#### DATA PROVIDED

────────────────────────────────────────

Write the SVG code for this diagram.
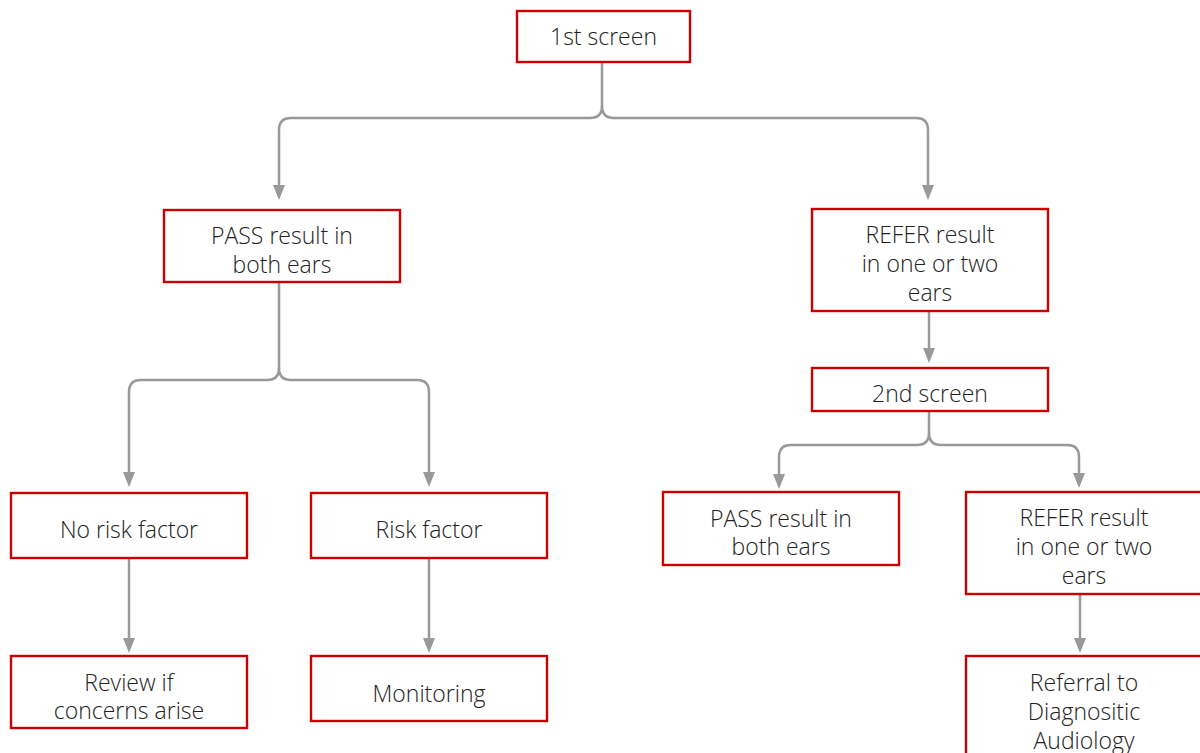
<svg xmlns="http://www.w3.org/2000/svg" width="1200" height="753" viewBox="0 0 1200 753">
<style>
.box{fill:#fff;stroke:#cc0000;stroke-width:2.4}
.t{font-family:"Open Sans","Liberation Sans",sans-serif;font-size:23px;font-weight:300;fill:#222;text-anchor:middle}
.c{fill:none;stroke:#999;stroke-width:2.5}
</style>
<defs>
<marker id="ah" viewBox="0 0 15 12" refX="9" refY="6" markerWidth="15" markerHeight="12" markerUnits="userSpaceOnUse" orient="auto">
<path d="M0,0 L15,6 L0,12 z" fill="#999"/>
</marker>
</defs>
<rect width="1200" height="753" fill="#fff"/>
<g id="connectors">
<path class="c" d="M602,62 V106 Q602,118 590,118 H291 Q279,118 279,130 V194" marker-end="url(#ah)"/>
<path class="c" d="M602,106 Q602,118 614,118 H916 Q928,118 928,130 V194" marker-end="url(#ah)"/>
<path class="c" d="M279,282 V368 Q279,380 267,380 H141 Q129,380 129,392 V481" marker-end="url(#ah)"/>
<path class="c" d="M279,368 Q279,380 291,380 H417 Q429,380 429,392 V481" marker-end="url(#ah)"/>
<path class="c" d="M129,558 V647" marker-end="url(#ah)"/>
<path class="c" d="M429,558 V647" marker-end="url(#ah)"/>
<path class="c" d="M929,311 V357" marker-end="url(#ah)"/>
<path class="c" d="M929,411 V433 Q929,445 917,445 H791 Q779,445 779,457 V483" marker-end="url(#ah)"/>
<path class="c" d="M929,433 Q929,445 941,445 H1067 Q1079,445 1079,457 V482" marker-end="url(#ah)"/>
<path class="c" d="M1080,594 V647" marker-end="url(#ah)"/>
</g>
<g id="n1"><rect class="box" x="517" y="11" width="173" height="51"/><text class="t" x="603.5" y="45">1st screen</text></g>
<g id="n2"><rect class="box" x="164" y="210" width="236" height="72"/><text class="t" x="282" y="244">PASS result in</text><text class="t" x="282" y="273">both ears</text></g>
<g id="n3"><rect class="box" x="812" y="209" width="236" height="102"/><text class="t" x="930" y="243">REFER result</text><text class="t" x="930" y="272">in one or two</text><text class="t" x="930" y="301">ears</text></g>
<g id="n4"><rect class="box" x="812" y="368" width="236" height="43"/><text class="t" x="930" y="402">2nd screen</text></g>
<g id="n5"><rect class="box" x="11" y="493" width="236" height="65"/><text class="t" x="129" y="538">No risk factor</text></g>
<g id="n6"><rect class="box" x="311" y="493" width="236" height="65"/><text class="t" x="429" y="538">Risk factor</text></g>
<g id="n7"><rect class="box" x="663" y="492" width="236" height="73"/><text class="t" x="781" y="527">PASS result in</text><text class="t" x="781" y="555">both ears</text></g>
<g id="n8"><rect class="box" x="966" y="492" width="236" height="102"/><text class="t" x="1084" y="526">REFER result</text><text class="t" x="1084" y="555">in one or two</text><text class="t" x="1084" y="584">ears</text></g>
<g id="n9"><rect class="box" x="11" y="656" width="236" height="72"/><text class="t" x="129" y="691">Review if</text><text class="t" x="129" y="719">concerns arise</text></g>
<g id="n10"><rect class="box" x="311" y="656" width="236" height="65"/><text class="t" x="429" y="702">Monitoring</text></g>
<g id="n11"><rect class="box" x="966" y="656" width="236" height="110"/><text class="t" x="1084" y="691">Referral to</text><text class="t" x="1084" y="720">Diagnositic</text><text class="t" x="1084" y="749">Audiology</text></g>
</svg>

────────────────────────────────────────

#### YOUR GOAL
Repeat the material exactly as it reads, without any of its pictures.

#### ANSWER FOR THIS EXERCISE
Write the SVG code for this diagram.
<svg xmlns="http://www.w3.org/2000/svg" width="1200" height="753" viewBox="0 0 1200 753">
<style>
.box{fill:#fff;stroke:#cc0000;stroke-width:2.4}
.t{font-family:"Open Sans","Liberation Sans",sans-serif;font-size:23px;font-weight:300;fill:#222;text-anchor:middle}
.c{fill:none;stroke:#999;stroke-width:2.5}
</style>
<defs>
<marker id="ah" viewBox="0 0 15 12" refX="9" refY="6" markerWidth="15" markerHeight="12" markerUnits="userSpaceOnUse" orient="auto">
<path d="M0,0 L15,6 L0,12 z" fill="#999"/>
</marker>
</defs>
<rect width="1200" height="753" fill="#fff"/>
<g id="connectors">
<path class="c" d="M602,62 V106 Q602,118 590,118 H291 Q279,118 279,130 V194" marker-end="url(#ah)"/>
<path class="c" d="M602,106 Q602,118 614,118 H916 Q928,118 928,130 V194" marker-end="url(#ah)"/>
<path class="c" d="M279,282 V368 Q279,380 267,380 H141 Q129,380 129,392 V481" marker-end="url(#ah)"/>
<path class="c" d="M279,368 Q279,380 291,380 H417 Q429,380 429,392 V481" marker-end="url(#ah)"/>
<path class="c" d="M129,558 V647" marker-end="url(#ah)"/>
<path class="c" d="M429,558 V647" marker-end="url(#ah)"/>
<path class="c" d="M929,311 V357" marker-end="url(#ah)"/>
<path class="c" d="M929,411 V433 Q929,445 917,445 H791 Q779,445 779,457 V483" marker-end="url(#ah)"/>
<path class="c" d="M929,433 Q929,445 941,445 H1067 Q1079,445 1079,457 V482" marker-end="url(#ah)"/>
<path class="c" d="M1080,594 V647" marker-end="url(#ah)"/>
</g>
<g id="n1"><rect class="box" x="517" y="11" width="173" height="51"/><text class="t" x="603.5" y="45">1st screen</text></g>
<g id="n2"><rect class="box" x="164" y="210" width="236" height="72"/><text class="t" x="282" y="244">PASS result in</text><text class="t" x="282" y="273">both ears</text></g>
<g id="n3"><rect class="box" x="812" y="209" width="236" height="102"/><text class="t" x="930" y="243">REFER result</text><text class="t" x="930" y="272">in one or two</text><text class="t" x="930" y="301">ears</text></g>
<g id="n4"><rect class="box" x="812" y="368" width="236" height="43"/><text class="t" x="930" y="402">2nd screen</text></g>
<g id="n5"><rect class="box" x="11" y="493" width="236" height="65"/><text class="t" x="129" y="538">No risk factor</text></g>
<g id="n6"><rect class="box" x="311" y="493" width="236" height="65"/><text class="t" x="429" y="538">Risk factor</text></g>
<g id="n7"><rect class="box" x="663" y="492" width="236" height="73"/><text class="t" x="781" y="527">PASS result in</text><text class="t" x="781" y="555">both ears</text></g>
<g id="n8"><rect class="box" x="966" y="492" width="236" height="102"/><text class="t" x="1084" y="526">REFER result</text><text class="t" x="1084" y="555">in one or two</text><text class="t" x="1084" y="584">ears</text></g>
<g id="n9"><rect class="box" x="11" y="656" width="236" height="72"/><text class="t" x="129" y="691">Review if</text><text class="t" x="129" y="719">concerns arise</text></g>
<g id="n10"><rect class="box" x="311" y="656" width="236" height="65"/><text class="t" x="429" y="702">Monitoring</text></g>
<g id="n11"><rect class="box" x="966" y="656" width="236" height="110"/><text class="t" x="1084" y="691">Referral to</text><text class="t" x="1084" y="720">Diagnositic</text><text class="t" x="1084" y="749">Audiology</text></g>
</svg>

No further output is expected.